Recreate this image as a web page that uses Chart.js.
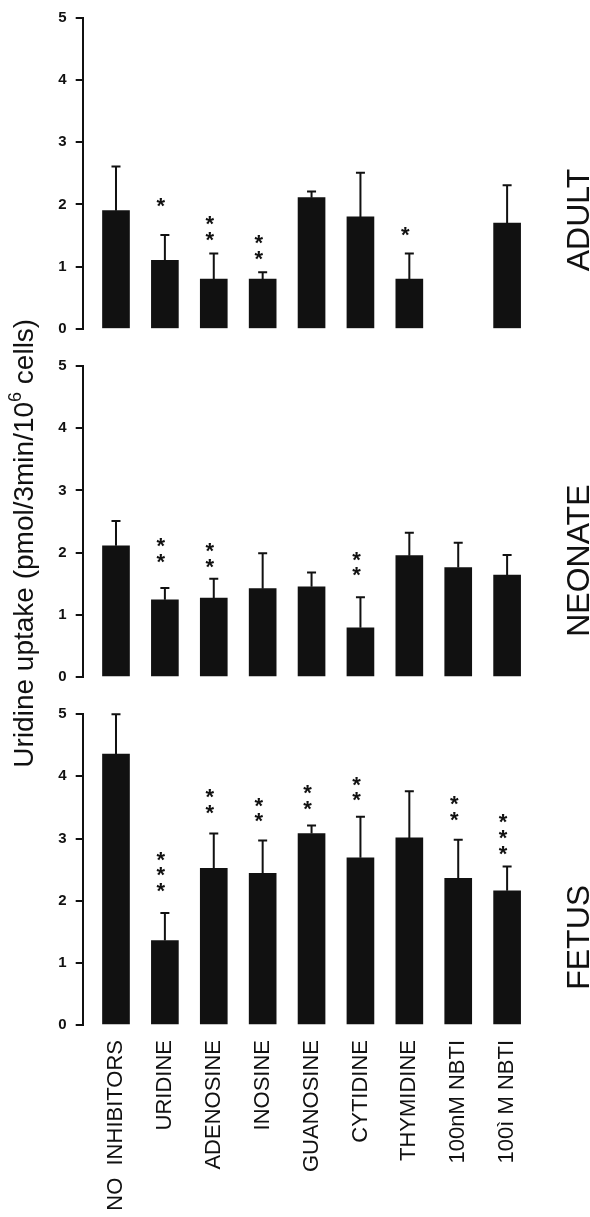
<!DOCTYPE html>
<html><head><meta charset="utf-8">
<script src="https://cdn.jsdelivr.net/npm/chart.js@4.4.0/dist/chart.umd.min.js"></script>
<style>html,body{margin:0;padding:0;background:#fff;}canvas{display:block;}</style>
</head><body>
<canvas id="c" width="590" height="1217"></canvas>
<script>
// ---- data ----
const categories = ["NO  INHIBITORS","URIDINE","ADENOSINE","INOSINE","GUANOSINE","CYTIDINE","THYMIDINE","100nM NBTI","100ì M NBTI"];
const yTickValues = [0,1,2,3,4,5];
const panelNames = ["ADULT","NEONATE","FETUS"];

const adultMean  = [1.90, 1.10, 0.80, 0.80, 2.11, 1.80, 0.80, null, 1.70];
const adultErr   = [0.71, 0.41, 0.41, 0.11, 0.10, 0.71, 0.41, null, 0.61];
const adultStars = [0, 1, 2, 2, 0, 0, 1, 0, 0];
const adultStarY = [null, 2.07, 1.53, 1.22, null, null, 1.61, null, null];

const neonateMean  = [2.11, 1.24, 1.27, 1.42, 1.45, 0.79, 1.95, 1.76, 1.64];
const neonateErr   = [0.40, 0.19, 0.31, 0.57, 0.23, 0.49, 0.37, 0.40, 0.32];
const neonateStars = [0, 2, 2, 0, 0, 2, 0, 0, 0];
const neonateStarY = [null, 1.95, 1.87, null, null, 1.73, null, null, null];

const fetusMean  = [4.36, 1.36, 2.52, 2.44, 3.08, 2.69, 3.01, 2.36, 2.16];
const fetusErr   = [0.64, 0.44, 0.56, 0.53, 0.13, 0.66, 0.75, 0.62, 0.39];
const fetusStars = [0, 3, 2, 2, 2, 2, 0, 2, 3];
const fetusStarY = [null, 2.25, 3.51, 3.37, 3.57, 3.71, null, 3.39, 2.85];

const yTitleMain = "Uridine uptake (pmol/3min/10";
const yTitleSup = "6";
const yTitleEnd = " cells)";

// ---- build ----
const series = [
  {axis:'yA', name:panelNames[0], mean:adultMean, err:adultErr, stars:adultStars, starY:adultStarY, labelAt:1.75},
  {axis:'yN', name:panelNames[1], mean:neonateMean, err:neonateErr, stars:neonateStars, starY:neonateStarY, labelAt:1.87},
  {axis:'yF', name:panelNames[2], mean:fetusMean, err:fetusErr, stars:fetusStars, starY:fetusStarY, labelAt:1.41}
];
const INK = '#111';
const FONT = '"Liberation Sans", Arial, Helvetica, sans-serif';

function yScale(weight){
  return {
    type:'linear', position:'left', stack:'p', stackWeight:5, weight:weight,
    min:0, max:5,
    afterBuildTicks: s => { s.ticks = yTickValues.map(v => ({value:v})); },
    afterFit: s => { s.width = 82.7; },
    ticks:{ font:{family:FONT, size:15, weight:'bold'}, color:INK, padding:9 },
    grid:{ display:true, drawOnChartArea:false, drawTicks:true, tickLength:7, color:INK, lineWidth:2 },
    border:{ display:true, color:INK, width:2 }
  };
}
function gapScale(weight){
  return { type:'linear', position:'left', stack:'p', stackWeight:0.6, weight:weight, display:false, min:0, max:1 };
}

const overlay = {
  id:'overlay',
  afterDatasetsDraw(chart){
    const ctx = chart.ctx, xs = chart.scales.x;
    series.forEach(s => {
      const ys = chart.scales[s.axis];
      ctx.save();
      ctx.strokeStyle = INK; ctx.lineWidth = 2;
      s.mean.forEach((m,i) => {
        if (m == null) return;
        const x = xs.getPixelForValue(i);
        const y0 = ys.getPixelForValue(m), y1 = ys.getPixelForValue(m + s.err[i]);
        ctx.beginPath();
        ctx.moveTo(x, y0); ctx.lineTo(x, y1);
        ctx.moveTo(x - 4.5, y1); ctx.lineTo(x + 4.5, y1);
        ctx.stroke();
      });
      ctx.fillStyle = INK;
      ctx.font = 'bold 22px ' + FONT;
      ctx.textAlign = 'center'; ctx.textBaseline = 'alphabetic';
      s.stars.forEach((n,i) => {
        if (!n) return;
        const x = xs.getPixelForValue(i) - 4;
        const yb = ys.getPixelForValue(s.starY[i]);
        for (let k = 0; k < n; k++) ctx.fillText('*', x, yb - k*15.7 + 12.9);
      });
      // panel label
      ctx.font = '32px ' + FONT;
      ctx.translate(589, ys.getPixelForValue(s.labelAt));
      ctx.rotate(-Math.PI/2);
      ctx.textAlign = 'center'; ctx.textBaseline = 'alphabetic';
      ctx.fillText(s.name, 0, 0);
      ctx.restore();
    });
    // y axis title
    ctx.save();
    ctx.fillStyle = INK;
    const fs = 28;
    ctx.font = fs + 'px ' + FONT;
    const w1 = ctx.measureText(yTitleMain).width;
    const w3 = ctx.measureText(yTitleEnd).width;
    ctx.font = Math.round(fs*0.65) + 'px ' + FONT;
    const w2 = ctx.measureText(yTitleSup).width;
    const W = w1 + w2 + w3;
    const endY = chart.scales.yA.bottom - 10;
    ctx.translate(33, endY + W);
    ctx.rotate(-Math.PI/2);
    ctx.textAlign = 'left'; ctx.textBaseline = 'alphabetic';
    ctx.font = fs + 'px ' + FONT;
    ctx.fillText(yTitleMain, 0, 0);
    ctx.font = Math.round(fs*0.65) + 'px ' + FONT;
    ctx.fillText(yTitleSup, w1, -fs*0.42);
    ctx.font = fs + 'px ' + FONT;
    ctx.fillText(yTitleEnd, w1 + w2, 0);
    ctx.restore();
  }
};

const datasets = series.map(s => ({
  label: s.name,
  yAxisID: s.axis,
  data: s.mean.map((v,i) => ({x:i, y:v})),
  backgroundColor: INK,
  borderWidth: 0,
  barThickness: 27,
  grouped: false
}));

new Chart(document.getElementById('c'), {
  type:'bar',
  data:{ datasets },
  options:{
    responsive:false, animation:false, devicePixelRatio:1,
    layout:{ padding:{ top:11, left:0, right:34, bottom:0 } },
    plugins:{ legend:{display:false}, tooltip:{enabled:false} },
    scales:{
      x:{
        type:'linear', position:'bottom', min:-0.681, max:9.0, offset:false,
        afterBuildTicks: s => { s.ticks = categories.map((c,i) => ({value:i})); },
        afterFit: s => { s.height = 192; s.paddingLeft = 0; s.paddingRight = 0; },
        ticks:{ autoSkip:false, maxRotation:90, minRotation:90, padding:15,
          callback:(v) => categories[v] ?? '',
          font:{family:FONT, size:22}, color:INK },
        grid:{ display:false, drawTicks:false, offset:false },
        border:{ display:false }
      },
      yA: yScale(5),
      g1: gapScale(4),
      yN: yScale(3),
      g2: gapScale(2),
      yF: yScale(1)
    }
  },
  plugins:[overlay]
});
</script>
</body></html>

------------------------------------------------------------------------

## PROBLEM TO WORK ON
Omit the pictures, and quote the material above exactly as given.

## FINAL RESULT
Recreate this image as a web page that uses Chart.js.
<!DOCTYPE html>
<html><head><meta charset="utf-8">
<script src="https://cdn.jsdelivr.net/npm/chart.js@4.4.0/dist/chart.umd.min.js"></script>
<style>html,body{margin:0;padding:0;background:#fff;}canvas{display:block;}</style>
</head><body>
<canvas id="c" width="590" height="1217"></canvas>
<script>
// ---- data ----
const categories = ["NO  INHIBITORS","URIDINE","ADENOSINE","INOSINE","GUANOSINE","CYTIDINE","THYMIDINE","100nM NBTI","100ì M NBTI"];
const yTickValues = [0,1,2,3,4,5];
const panelNames = ["ADULT","NEONATE","FETUS"];

const adultMean  = [1.90, 1.10, 0.80, 0.80, 2.11, 1.80, 0.80, null, 1.70];
const adultErr   = [0.71, 0.41, 0.41, 0.11, 0.10, 0.71, 0.41, null, 0.61];
const adultStars = [0, 1, 2, 2, 0, 0, 1, 0, 0];
const adultStarY = [null, 2.07, 1.53, 1.22, null, null, 1.61, null, null];

const neonateMean  = [2.11, 1.24, 1.27, 1.42, 1.45, 0.79, 1.95, 1.76, 1.64];
const neonateErr   = [0.40, 0.19, 0.31, 0.57, 0.23, 0.49, 0.37, 0.40, 0.32];
const neonateStars = [0, 2, 2, 0, 0, 2, 0, 0, 0];
const neonateStarY = [null, 1.95, 1.87, null, null, 1.73, null, null, null];

const fetusMean  = [4.36, 1.36, 2.52, 2.44, 3.08, 2.69, 3.01, 2.36, 2.16];
const fetusErr   = [0.64, 0.44, 0.56, 0.53, 0.13, 0.66, 0.75, 0.62, 0.39];
const fetusStars = [0, 3, 2, 2, 2, 2, 0, 2, 3];
const fetusStarY = [null, 2.25, 3.51, 3.37, 3.57, 3.71, null, 3.39, 2.85];

const yTitleMain = "Uridine uptake (pmol/3min/10";
const yTitleSup = "6";
const yTitleEnd = " cells)";

// ---- build ----
const series = [
  {axis:'yA', name:panelNames[0], mean:adultMean, err:adultErr, stars:adultStars, starY:adultStarY, labelAt:1.75},
  {axis:'yN', name:panelNames[1], mean:neonateMean, err:neonateErr, stars:neonateStars, starY:neonateStarY, labelAt:1.87},
  {axis:'yF', name:panelNames[2], mean:fetusMean, err:fetusErr, stars:fetusStars, starY:fetusStarY, labelAt:1.41}
];
const INK = '#111';
const FONT = '"Liberation Sans", Arial, Helvetica, sans-serif';

function yScale(weight){
  return {
    type:'linear', position:'left', stack:'p', stackWeight:5, weight:weight,
    min:0, max:5,
    afterBuildTicks: s => { s.ticks = yTickValues.map(v => ({value:v})); },
    afterFit: s => { s.width = 82.7; },
    ticks:{ font:{family:FONT, size:15, weight:'bold'}, color:INK, padding:9 },
    grid:{ display:true, drawOnChartArea:false, drawTicks:true, tickLength:7, color:INK, lineWidth:2 },
    border:{ display:true, color:INK, width:2 }
  };
}
function gapScale(weight){
  return { type:'linear', position:'left', stack:'p', stackWeight:0.6, weight:weight, display:false, min:0, max:1 };
}

const overlay = {
  id:'overlay',
  afterDatasetsDraw(chart){
    const ctx = chart.ctx, xs = chart.scales.x;
    series.forEach(s => {
      const ys = chart.scales[s.axis];
      ctx.save();
      ctx.strokeStyle = INK; ctx.lineWidth = 2;
      s.mean.forEach((m,i) => {
        if (m == null) return;
        const x = xs.getPixelForValue(i);
        const y0 = ys.getPixelForValue(m), y1 = ys.getPixelForValue(m + s.err[i]);
        ctx.beginPath();
        ctx.moveTo(x, y0); ctx.lineTo(x, y1);
        ctx.moveTo(x - 4.5, y1); ctx.lineTo(x + 4.5, y1);
        ctx.stroke();
      });
      ctx.fillStyle = INK;
      ctx.font = 'bold 22px ' + FONT;
      ctx.textAlign = 'center'; ctx.textBaseline = 'alphabetic';
      s.stars.forEach((n,i) => {
        if (!n) return;
        const x = xs.getPixelForValue(i) - 4;
        const yb = ys.getPixelForValue(s.starY[i]);
        for (let k = 0; k < n; k++) ctx.fillText('*', x, yb - k*15.7 + 12.9);
      });
      // panel label
      ctx.font = '32px ' + FONT;
      ctx.translate(589, ys.getPixelForValue(s.labelAt));
      ctx.rotate(-Math.PI/2);
      ctx.textAlign = 'center'; ctx.textBaseline = 'alphabetic';
      ctx.fillText(s.name, 0, 0);
      ctx.restore();
    });
    // y axis title
    ctx.save();
    ctx.fillStyle = INK;
    const fs = 28;
    ctx.font = fs + 'px ' + FONT;
    const w1 = ctx.measureText(yTitleMain).width;
    const w3 = ctx.measureText(yTitleEnd).width;
    ctx.font = Math.round(fs*0.65) + 'px ' + FONT;
    const w2 = ctx.measureText(yTitleSup).width;
    const W = w1 + w2 + w3;
    const endY = chart.scales.yA.bottom - 10;
    ctx.translate(33, endY + W);
    ctx.rotate(-Math.PI/2);
    ctx.textAlign = 'left'; ctx.textBaseline = 'alphabetic';
    ctx.font = fs + 'px ' + FONT;
    ctx.fillText(yTitleMain, 0, 0);
    ctx.font = Math.round(fs*0.65) + 'px ' + FONT;
    ctx.fillText(yTitleSup, w1, -fs*0.42);
    ctx.font = fs + 'px ' + FONT;
    ctx.fillText(yTitleEnd, w1 + w2, 0);
    ctx.restore();
  }
};

const datasets = series.map(s => ({
  label: s.name,
  yAxisID: s.axis,
  data: s.mean.map((v,i) => ({x:i, y:v})),
  backgroundColor: INK,
  borderWidth: 0,
  barThickness: 27,
  grouped: false
}));

new Chart(document.getElementById('c'), {
  type:'bar',
  data:{ datasets },
  options:{
    responsive:false, animation:false, devicePixelRatio:1,
    layout:{ padding:{ top:11, left:0, right:34, bottom:0 } },
    plugins:{ legend:{display:false}, tooltip:{enabled:false} },
    scales:{
      x:{
        type:'linear', position:'bottom', min:-0.681, max:9.0, offset:false,
        afterBuildTicks: s => { s.ticks = categories.map((c,i) => ({value:i})); },
        afterFit: s => { s.height = 192; s.paddingLeft = 0; s.paddingRight = 0; },
        ticks:{ autoSkip:false, maxRotation:90, minRotation:90, padding:15,
          callback:(v) => categories[v] ?? '',
          font:{family:FONT, size:22}, color:INK },
        grid:{ display:false, drawTicks:false, offset:false },
        border:{ display:false }
      },
      yA: yScale(5),
      g1: gapScale(4),
      yN: yScale(3),
      g2: gapScale(2),
      yF: yScale(1)
    }
  },
  plugins:[overlay]
});
</script>
</body></html>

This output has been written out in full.